Copy exactly the lines from the one containing "Convert this diagram to TikZ code." through the one containing "(676,14) -- (676,484);", both included, and leave out any pictures.
# Records shown start
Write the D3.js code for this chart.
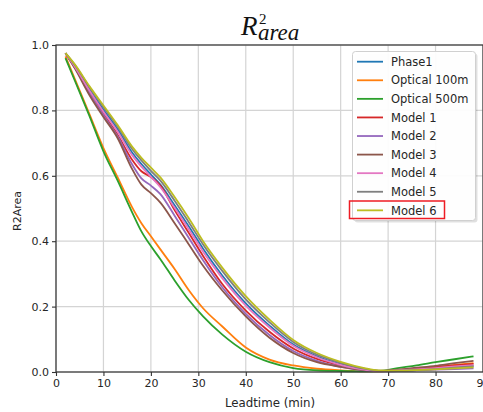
<!DOCTYPE html>
<html><head><meta charset="utf-8">
<script src="https://cdn.jsdelivr.net/npm/d3@7"></script>
<style>html,body{margin:0;padding:0;background:#fff;overflow:hidden}</style>
</head><body><svg id="c" width="483" height="412"></svg>
<script>
const leadtime = [2,4,7,10,13,16,18,20,22,25,28,31,35,40,45,50,55,60,65,68,72,76,80,84,88];
const phase1     = [.975,.935,.866,.802,.742,.672,.636,.604,.573,.510,.445,.377,.296,.210,.142,.084,.048,.024,.008,.003,.004,.006,.010,.015,.019];
const optical100 = [.965,.895,.790,.685,.595,.505,.455,.415,.375,.315,.250,.195,.140,.075,.038,.020,.010,.005,.002,.002,.005,.010,.016,.022,.027];
const optical500 = [.960,.890,.785,.675,.585,.490,.430,.385,.345,.280,.220,.170,.115,.062,.030,.012,.005,.003,.002,.003,.012,.020,.030,.039,.048];
const model1     = [.975,.932,.858,.790,.725,.650,.614,.596,.570,.495,.425,.355,.270,.188,.123,.072,.040,.020,.006,.003,.006,.010,.015,.020,.025];
const model2     = [.975,.930,.854,.785,.720,.636,.592,.570,.544,.478,.410,.342,.260,.178,.113,.064,.034,.016,.005,.002,.003,.005,.007,.009,.011];
const model3     = [.975,.928,.848,.780,.715,.622,.573,.547,.518,.455,.390,.325,.250,.170,.105,.058,.030,.016,.006,.003,.007,.013,.019,.027,.034];
const model4     = [.975,.933,.862,.796,.735,.664,.628,.597,.565,.502,.436,.368,.288,.203,.136,.080,.045,.022,.007,.003,.005,.008,.012,.017,.021];
const model5     = [.975,.938,.872,.810,.750,.683,.647,.615,.585,.524,.458,.390,.310,.222,.152,.092,.053,.028,.010,.004,.004,.006,.009,.013,.017];
const model6     = [.975,.940,.875,.815,.755,.690,.655,.625,.595,.535,.470,.400,.320,.232,.160,.098,.058,.031,.012,.005,.004,.006,.008,.011,.014];
const seriesNames = ["Phase1","Optical 100m","Optical 500m","Model 1","Model 2","Model 3","Model 4","Model 5","Model 6"];
const seriesValues = [phase1,optical100,optical500,model1,model2,model3,model4,model5,model6];
const colors = ["#1f77b4","#ff7f0e","#2ca02c","#d62728","#9467bd","#8c564b","#e377c2","#7f7f7f","#bcbd22"];
const xTicks = [0,10,20,30,40,50,60,70,80,90];
const yTicks = [0,0.2,0.4,0.6,0.8,1.0];

const svg = d3.select("#c");
const L=56, R=483, T=45, B=372;
const x = d3.scaleLinear().domain([0,90]).range([L,R]);
const y = d3.scaleLinear().domain([0,1]).range([B,T]);
const font = "DejaVu Sans, sans-serif";

// grid
const g = svg.append("g");
g.selectAll(".gx").data(xTicks).join("line").attr("x1",d=>x(d)).attr("x2",d=>x(d)).attr("y1",T).attr("y2",B)
  .attr("stroke","#d4d4d4").attr("stroke-width",1.2);
g.selectAll(".gy").data(yTicks).join("line").attr("y1",d=>y(d)).attr("y2",d=>y(d)).attr("x1",L).attr("x2",R)
  .attr("stroke","#d4d4d4").attr("stroke-width",1.2);

// lines
const line = d3.line().x((d,i)=>x(leadtime[i])).y(d=>y(d)).curve(d3.curveMonotoneX);
seriesValues.forEach((vals,k)=>{
  svg.append("path").datum(vals).attr("d",line).attr("fill","none")
    .attr("stroke",colors[k]).attr("stroke-width",1.8);
});

// spines
svg.append("rect").attr("x",L).attr("y",T).attr("width",R-L).attr("height",B-T)
  .attr("fill","none").attr("stroke","#333").attr("stroke-width",1.2);

// axes
const xAxis = svg.append("g").attr("transform",`translate(0,${B})`)
  .call(d3.axisBottom(x).tickValues(xTicks).tickFormat(d3.format("d")).tickSize(4).tickPadding(3));
const yAxis = svg.append("g").attr("transform",`translate(${L},0)`)
  .call(d3.axisLeft(y).tickValues(yTicks).tickFormat(d3.format(".1f")).tickSize(4).tickPadding(3));
[xAxis,yAxis].forEach(a=>{
  a.select(".domain").remove();
  a.selectAll("line").attr("stroke","#333").attr("stroke-width",1.1);
  a.selectAll("text").attr("font-family",font).attr("font-size",11).attr("fill","#262626");
});

// axis labels
svg.append("text").attr("x",270).attr("y",407).attr("text-anchor","middle")
  .attr("font-family",font).attr("font-size",11.8).attr("fill","#262626").text("Leadtime (min)");
svg.append("text").attr("transform","translate(21,211) rotate(-90)").attr("text-anchor","middle")
  .attr("font-family",font).attr("font-size",11).attr("fill","#262626").text("R2Area");

// title
const title = svg.append("text").attr("font-family","Liberation Serif, serif").attr("font-style","italic").attr("fill","#111");
title.append("tspan").attr("x",241).attr("y",35).attr("font-size",27).text("R");
title.append("tspan").attr("x",259).attr("y",24).attr("font-size",15).attr("font-style","normal").text("2");
title.append("tspan").attr("x",258).attr("y",40).attr("font-size",23).text("area");

// legend
const lg = svg.append("g");
lg.append("rect").attr("x",354.5).attr("y",53.5).attr("width",123).attr("height",169).attr("rx",3)
  .attr("fill","#000").attr("opacity",0.12);
lg.append("rect").attr("x",352.5).attr("y",51.5).attr("width",123).attr("height",169).attr("rx",3)
  .attr("fill","#fff").attr("fill-opacity",0.95).attr("stroke","#d0d0d0").attr("stroke-width",1);
seriesNames.forEach((n,i)=>{
  const yy = 61.7 + i*18.58;
  lg.append("line").attr("x1",357).attr("x2",383).attr("y1",yy).attr("y2",yy)
    .attr("stroke",colors[i]).attr("stroke-width",1.8);
  lg.append("text").attr("x",391).attr("y",yy+4.2).attr("font-family",font).attr("font-size",11.5)
    .attr("fill","#262626").text(n);
});
// highlight box around Model 6
lg.append("rect").attr("x",349.5).attr("y",201).attr("width",95).attr("height",17.5)
  .attr("fill","none").attr("stroke","#ee1c24").attr("stroke-width",1.5);
</script></body></html>
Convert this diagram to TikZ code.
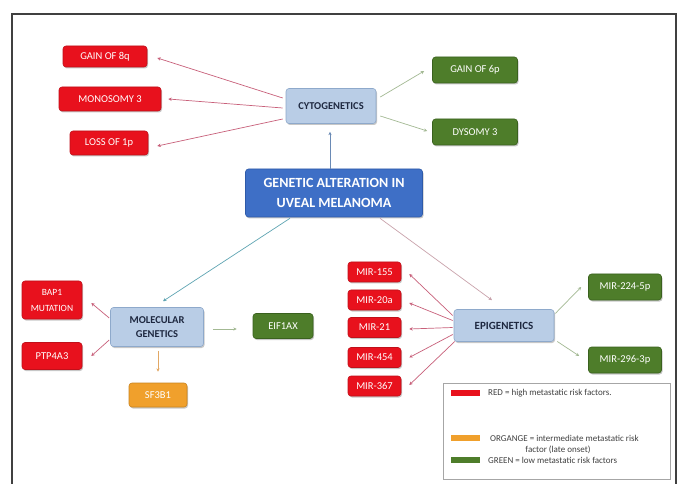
\documentclass[tikz,border=0pt]{standalone}
\usepackage{fontspec}
\setmainfont{Carlito}
\usetikzlibrary{calc,shadows,arrows.meta}
\definecolor{bred}{HTML}{E8111D}
\definecolor{bredd}{HTML}{C0101A}
\definecolor{bgreen}{HTML}{4E7D2A}
\definecolor{bgreend}{HTML}{3A611E}
\definecolor{borange}{HTML}{F0A02C}
\definecolor{borand}{HTML}{C98420}
\definecolor{blight}{HTML}{B9CDE6}
\definecolor{blightd}{HTML}{8EA9CB}
\definecolor{bmain}{HTML}{3E6FC6}
\definecolor{bmaind}{HTML}{2E5AA8}
\definecolor{lnred}{HTML}{C8607A}
\definecolor{lngreen}{HTML}{A3B993}
\definecolor{lnblue}{HTML}{6A8AB5}
\definecolor{lnteal}{HTML}{5FA5B3}
\definecolor{lnpink}{HTML}{C9A3AC}
\definecolor{lnorange}{HTML}{E2A865}
\definecolor{txtdark}{HTML}{1E2840}
\begin{document}
\begin{tikzpicture}[x=1pt,y=-1pt,
  box/.style={rounded corners=3pt, inner sep=1pt, align=center, line width=0.6pt,
    drop shadow={shadow xshift=1pt, shadow yshift=-1.5pt, opacity=0.22, fill=black}},
  redbox/.style={box, fill=bred, draw=bredd, text=white, font=\fontsize{10.5}{15}\selectfont},
  greenbox/.style={box, fill=bgreen, draw=bgreend, text=white, font=\fontsize{10.5}{13}\selectfont},
  orangebox/.style={box, fill=borange, draw=borand, text=white, font=\fontsize{10.5}{13}\selectfont},
  lightbox/.style={box, fill=blight, draw=blightd, text=txtdark, font=\bfseries\fontsize{10.5}{14}\selectfont},
  mainbox/.style={box, fill=bmain, draw=bmaind, text=white, font=\bfseries\fontsize{14}{20}\selectfont},
  conn/.style={line width=0.7pt, -{Stealth[length=3.4pt,width=3.4pt]}},
  legtext/.style={inner sep=0pt, text=black!75, font=\fontsize{9}{11}\selectfont},
  swatch/.style={inner sep=0pt, minimum width=29pt, minimum height=6pt}
]
\useasboundingbox (0,0) rectangle (681,484);
\fill[white] (0,0) rectangle (681,484);
\draw[line width=1.2pt, black!75] (12,484) -- (12,14) -- (676,14) -- (676,484);

% cytogenetics group
\node[redbox, minimum width=84pt, minimum height=21pt] (g8q) at (105,56.5) {GAIN OF 8q};
\node[redbox, minimum width=102pt, minimum height=24pt] (mono) at (110,99) {MONOSOMY 3};
\node[redbox, minimum width=78pt, minimum height=24pt] (loss) at (109,143) {LOSS OF 1p};
\node[lightbox, minimum width=90pt, minimum height=35pt] (cyto) at (331,106) {CYTOGENETICS};
\node[greenbox, minimum width=85pt, minimum height=26pt] (g6p) at (475,70) {GAIN OF 6p};
\node[greenbox, minimum width=85pt, minimum height=26pt] (dys) at (475,132) {DYSOMY 3};

% main
\node[mainbox, minimum width=177pt, minimum height=48pt] (main) at (334,193) {GENETIC ALTERATION IN\\UVEAL MELANOMA};

% molecular genetics group
\node[redbox, minimum width=60pt, minimum height=38pt, font=\fontsize{9.5}{16}\selectfont] (bap1) at (52,300) {BAP1\\MUTATION};
\node[redbox, minimum width=60pt, minimum height=27pt] (ptp) at (52,356) {PTP4A3};
\node[lightbox, minimum width=93pt, minimum height=39pt] (mol) at (157,327) {MOLECULAR\\GENETICS};
\node[greenbox, minimum width=60pt, minimum height=25pt] (eif) at (283,326) {EIF1AX};
\node[orangebox, minimum width=58pt, minimum height=24pt] (sf3) at (158,395) {SF3B1};

% epigenetics group
\node[redbox, minimum width=53pt, minimum height=20pt] (m155) at (374.5,272) {MIR-155};
\node[redbox, minimum width=53pt, minimum height=20pt] (m20a) at (374.5,300) {MIR-20a};
\node[redbox, minimum width=53pt, minimum height=20pt] (m21) at (374.5,327.5) {MIR-21};
\node[redbox, minimum width=53pt, minimum height=20pt] (m454) at (374.5,357.5) {MIR-454};
\node[redbox, minimum width=53pt, minimum height=20pt] (m367) at (374.5,386) {MIR-367};
\node[lightbox, minimum width=100pt, minimum height=32pt, font=\bfseries\fontsize{11}{14}\selectfont] (epi) at (504,325.5) {EPIGENETICS};
\node[greenbox, minimum width=73pt, minimum height=26pt] (m224) at (625,287) {MIR-224-5p};
\node[greenbox, minimum width=73pt, minimum height=26pt] (m296) at (625,360) {MIR-296-3p};

% connectors: cytogenetics
\draw[conn, lnred] ($(cyto.west)+(-3,-8)$) -- ($(g8q.east)+(10,1.5)$);
\draw[conn, lnred] ($(cyto.west)+(-3,2)$) -- ($(mono.east)+(7,0)$);
\draw[conn, lnred] ($(cyto.west)+(-3,13)$) -- ($(loss.east)+(9,3)$);
\draw[conn, lngreen] ($(cyto.east)+(4,-9)$) -- ($(g6p.west)+(-8,1)$);
\draw[conn, lngreen] ($(cyto.east)+(4,10)$) -- ($(dys.west)+(-5,-1)$);
% main connectors
\draw[conn, lnblue] ($(main.north)+(-4,0)$) -- ($(cyto.south)+(-1,8)$);
\draw[conn, lnteal] ($(main.south)+(-44,1)$) -- ($(mol.north)+(6,-6)$);
\draw[conn, lnpink] ($(main.south)+(46,1)$) -- ($(epi.north)+(-12,-9)$);
% molecular connectors
\draw[conn, lnred] ($(mol.west)+(-1,-9)$) -- ($(bap1.east)+(9,3)$);
\draw[conn, lnred] ($(mol.west)+(-1,13)$) -- ($(ptp.east)+(9,0)$);
\draw[conn, lngreen] ($(mol.east)+(9,2)$) -- ($(eif.west)+(-16,3)$);
\draw[conn, lnorange] ($(mol.south)+(1,4)$) -- ($(sf3.north)+(0,-11)$);
% epigenetics connectors
\draw[conn, lnred] ($(epi.west)+(-1,-10)$) -- ($(m155.east)+(8,2)$);
\draw[conn, lnred] ($(epi.west)+(-1,-5)$) -- ($(m20a.east)+(8,3)$);
\draw[conn, lnred] ($(epi.west)+(-1,2)$) -- ($(m21.east)+(8,1.5)$);
\draw[conn, lnred] ($(epi.west)+(-1,9)$) -- ($(m454.east)+(8,0)$);
\draw[conn, lnred] ($(epi.west)+(1,16)$) -- ($(m367.east)+(8,-1)$);
\draw[conn, lngreen] ($(epi.east)+(1,-12)$) -- ($(m224.west)+(-7,0)$);
\draw[conn, lngreen] ($(epi.east)+(3,16)$) -- ($(m296.west)+(-9,-4)$);

% legend
\node[draw=black!35, line width=0.6pt, fill=white, minimum width=227pt, minimum height=96pt, inner sep=0pt] (legend) at (556.5,431) {};
\node[swatch, fill=bred] (swr) at (465.5,393) {};
\node[swatch, fill=borange] (swo) at (465.5,438) {};
\node[swatch, fill=bgreen] (swg) at (465.5,460) {};
\node[legtext, anchor=west] (lr) at (488,393) {RED = high metastatic risk factors.};
\node[legtext, anchor=west] (lo) at (490,438) {ORGANGE = intermediate metastatic risk};
\node[legtext] (lo2) at (558,450) {factor (late onset)};
\node[legtext, anchor=west] (lg) at (488,460) {GREEN = low metastatic risk factors};
\end{tikzpicture}
\end{document}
# Records shown end
_Output_
Convert this diagram to TikZ code.
\documentclass[tikz,border=0pt]{standalone}
\usepackage{fontspec}
\setmainfont{Carlito}
\usetikzlibrary{calc,shadows,arrows.meta}
\definecolor{bred}{HTML}{E8111D}
\definecolor{bredd}{HTML}{C0101A}
\definecolor{bgreen}{HTML}{4E7D2A}
\definecolor{bgreend}{HTML}{3A611E}
\definecolor{borange}{HTML}{F0A02C}
\definecolor{borand}{HTML}{C98420}
\definecolor{blight}{HTML}{B9CDE6}
\definecolor{blightd}{HTML}{8EA9CB}
\definecolor{bmain}{HTML}{3E6FC6}
\definecolor{bmaind}{HTML}{2E5AA8}
\definecolor{lnred}{HTML}{C8607A}
\definecolor{lngreen}{HTML}{A3B993}
\definecolor{lnblue}{HTML}{6A8AB5}
\definecolor{lnteal}{HTML}{5FA5B3}
\definecolor{lnpink}{HTML}{C9A3AC}
\definecolor{lnorange}{HTML}{E2A865}
\definecolor{txtdark}{HTML}{1E2840}
\begin{document}
\begin{tikzpicture}[x=1pt,y=-1pt,
  box/.style={rounded corners=3pt, inner sep=1pt, align=center, line width=0.6pt,
    drop shadow={shadow xshift=1pt, shadow yshift=-1.5pt, opacity=0.22, fill=black}},
  redbox/.style={box, fill=bred, draw=bredd, text=white, font=\fontsize{10.5}{15}\selectfont},
  greenbox/.style={box, fill=bgreen, draw=bgreend, text=white, font=\fontsize{10.5}{13}\selectfont},
  orangebox/.style={box, fill=borange, draw=borand, text=white, font=\fontsize{10.5}{13}\selectfont},
  lightbox/.style={box, fill=blight, draw=blightd, text=txtdark, font=\bfseries\fontsize{10.5}{14}\selectfont},
  mainbox/.style={box, fill=bmain, draw=bmaind, text=white, font=\bfseries\fontsize{14}{20}\selectfont},
  conn/.style={line width=0.7pt, -{Stealth[length=3.4pt,width=3.4pt]}},
  legtext/.style={inner sep=0pt, text=black!75, font=\fontsize{9}{11}\selectfont},
  swatch/.style={inner sep=0pt, minimum width=29pt, minimum height=6pt}
]
\useasboundingbox (0,0) rectangle (681,484);
\fill[white] (0,0) rectangle (681,484);
\draw[line width=1.2pt, black!75] (12,484) -- (12,14) -- (676,14) -- (676,484);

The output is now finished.